[START Data excerpt]
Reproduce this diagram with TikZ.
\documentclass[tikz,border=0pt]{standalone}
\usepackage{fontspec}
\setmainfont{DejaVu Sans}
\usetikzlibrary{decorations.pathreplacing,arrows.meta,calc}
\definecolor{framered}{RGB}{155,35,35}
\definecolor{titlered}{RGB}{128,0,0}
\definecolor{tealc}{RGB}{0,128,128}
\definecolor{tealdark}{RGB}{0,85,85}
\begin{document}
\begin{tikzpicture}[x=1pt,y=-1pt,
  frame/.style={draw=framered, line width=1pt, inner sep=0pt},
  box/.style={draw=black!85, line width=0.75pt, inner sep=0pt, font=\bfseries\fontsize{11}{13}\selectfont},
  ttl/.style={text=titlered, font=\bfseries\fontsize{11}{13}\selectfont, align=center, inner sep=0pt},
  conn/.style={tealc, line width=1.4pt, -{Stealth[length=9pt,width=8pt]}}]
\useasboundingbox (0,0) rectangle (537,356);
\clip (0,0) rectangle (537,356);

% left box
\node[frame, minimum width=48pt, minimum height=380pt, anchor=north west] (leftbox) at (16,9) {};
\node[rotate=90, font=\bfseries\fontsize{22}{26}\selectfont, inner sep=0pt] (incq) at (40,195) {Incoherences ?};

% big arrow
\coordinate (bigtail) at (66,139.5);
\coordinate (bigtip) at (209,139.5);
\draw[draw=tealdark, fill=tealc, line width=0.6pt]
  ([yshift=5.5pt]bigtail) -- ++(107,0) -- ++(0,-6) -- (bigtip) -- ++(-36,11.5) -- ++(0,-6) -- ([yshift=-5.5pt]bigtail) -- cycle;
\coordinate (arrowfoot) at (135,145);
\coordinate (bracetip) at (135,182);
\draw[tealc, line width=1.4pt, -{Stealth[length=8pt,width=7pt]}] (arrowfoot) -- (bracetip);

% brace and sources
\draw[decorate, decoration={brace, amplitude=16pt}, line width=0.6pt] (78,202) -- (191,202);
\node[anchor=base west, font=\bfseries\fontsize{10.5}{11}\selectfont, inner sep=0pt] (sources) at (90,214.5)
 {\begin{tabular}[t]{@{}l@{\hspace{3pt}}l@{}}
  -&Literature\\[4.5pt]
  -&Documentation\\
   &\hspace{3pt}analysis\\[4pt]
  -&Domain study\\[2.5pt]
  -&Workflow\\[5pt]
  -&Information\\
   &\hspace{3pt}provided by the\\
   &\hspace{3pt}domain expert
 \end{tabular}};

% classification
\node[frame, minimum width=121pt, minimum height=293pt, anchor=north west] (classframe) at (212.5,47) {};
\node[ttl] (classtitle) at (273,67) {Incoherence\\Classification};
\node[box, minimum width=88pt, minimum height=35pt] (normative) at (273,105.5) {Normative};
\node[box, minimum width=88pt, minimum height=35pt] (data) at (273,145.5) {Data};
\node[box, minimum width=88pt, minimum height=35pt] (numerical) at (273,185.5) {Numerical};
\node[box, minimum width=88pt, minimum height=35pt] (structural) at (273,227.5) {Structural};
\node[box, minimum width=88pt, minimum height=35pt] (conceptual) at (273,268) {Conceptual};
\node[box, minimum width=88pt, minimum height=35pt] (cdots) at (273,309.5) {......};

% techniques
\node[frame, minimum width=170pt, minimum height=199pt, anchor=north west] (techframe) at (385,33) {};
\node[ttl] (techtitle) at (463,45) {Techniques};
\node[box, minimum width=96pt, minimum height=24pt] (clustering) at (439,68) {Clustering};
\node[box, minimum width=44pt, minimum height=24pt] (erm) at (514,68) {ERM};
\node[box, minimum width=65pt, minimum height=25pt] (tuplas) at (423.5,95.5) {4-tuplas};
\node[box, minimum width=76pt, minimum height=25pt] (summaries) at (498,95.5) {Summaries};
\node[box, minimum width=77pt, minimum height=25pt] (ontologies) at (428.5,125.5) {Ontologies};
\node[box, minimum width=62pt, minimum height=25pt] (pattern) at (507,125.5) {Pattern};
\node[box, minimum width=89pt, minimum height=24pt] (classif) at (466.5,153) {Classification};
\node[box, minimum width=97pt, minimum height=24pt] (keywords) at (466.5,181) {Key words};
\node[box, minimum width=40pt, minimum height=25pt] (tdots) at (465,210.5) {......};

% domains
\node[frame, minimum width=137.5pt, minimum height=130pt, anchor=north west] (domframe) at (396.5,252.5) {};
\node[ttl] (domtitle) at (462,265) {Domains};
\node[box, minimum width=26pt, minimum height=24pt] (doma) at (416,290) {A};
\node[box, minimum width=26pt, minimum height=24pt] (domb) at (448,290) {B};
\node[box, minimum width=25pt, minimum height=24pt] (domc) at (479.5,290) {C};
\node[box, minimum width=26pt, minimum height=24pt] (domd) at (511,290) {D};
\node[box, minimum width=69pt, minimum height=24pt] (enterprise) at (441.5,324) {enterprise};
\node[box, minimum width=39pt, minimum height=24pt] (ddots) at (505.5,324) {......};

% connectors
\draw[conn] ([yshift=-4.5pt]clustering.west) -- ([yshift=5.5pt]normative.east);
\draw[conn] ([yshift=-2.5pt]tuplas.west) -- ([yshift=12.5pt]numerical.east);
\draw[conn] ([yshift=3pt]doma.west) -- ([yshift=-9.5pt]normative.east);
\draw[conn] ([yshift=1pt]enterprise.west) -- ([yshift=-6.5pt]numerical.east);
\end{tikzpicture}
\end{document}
[END Data excerpt]
▶ [Objective]:
Extract exactly the leading lines of the data, stopping at and including the line with "(arrowfoot) -- (bracetip);".

▶ [Answer to the problem]:
Reproduce this diagram with TikZ.
\documentclass[tikz,border=0pt]{standalone}
\usepackage{fontspec}
\setmainfont{DejaVu Sans}
\usetikzlibrary{decorations.pathreplacing,arrows.meta,calc}
\definecolor{framered}{RGB}{155,35,35}
\definecolor{titlered}{RGB}{128,0,0}
\definecolor{tealc}{RGB}{0,128,128}
\definecolor{tealdark}{RGB}{0,85,85}
\begin{document}
\begin{tikzpicture}[x=1pt,y=-1pt,
  frame/.style={draw=framered, line width=1pt, inner sep=0pt},
  box/.style={draw=black!85, line width=0.75pt, inner sep=0pt, font=\bfseries\fontsize{11}{13}\selectfont},
  ttl/.style={text=titlered, font=\bfseries\fontsize{11}{13}\selectfont, align=center, inner sep=0pt},
  conn/.style={tealc, line width=1.4pt, -{Stealth[length=9pt,width=8pt]}}]
\useasboundingbox (0,0) rectangle (537,356);
\clip (0,0) rectangle (537,356);

% left box
\node[frame, minimum width=48pt, minimum height=380pt, anchor=north west] (leftbox) at (16,9) {};
\node[rotate=90, font=\bfseries\fontsize{22}{26}\selectfont, inner sep=0pt] (incq) at (40,195) {Incoherences ?};

% big arrow
\coordinate (bigtail) at (66,139.5);
\coordinate (bigtip) at (209,139.5);
\draw[draw=tealdark, fill=tealc, line width=0.6pt]
  ([yshift=5.5pt]bigtail) -- ++(107,0) -- ++(0,-6) -- (bigtip) -- ++(-36,11.5) -- ++(0,-6) -- ([yshift=-5.5pt]bigtail) -- cycle;
\coordinate (arrowfoot) at (135,145);
\coordinate (bracetip) at (135,182);
\draw[tealc, line width=1.4pt, -{Stealth[length=8pt,width=7pt]}] (arrowfoot) -- (bracetip);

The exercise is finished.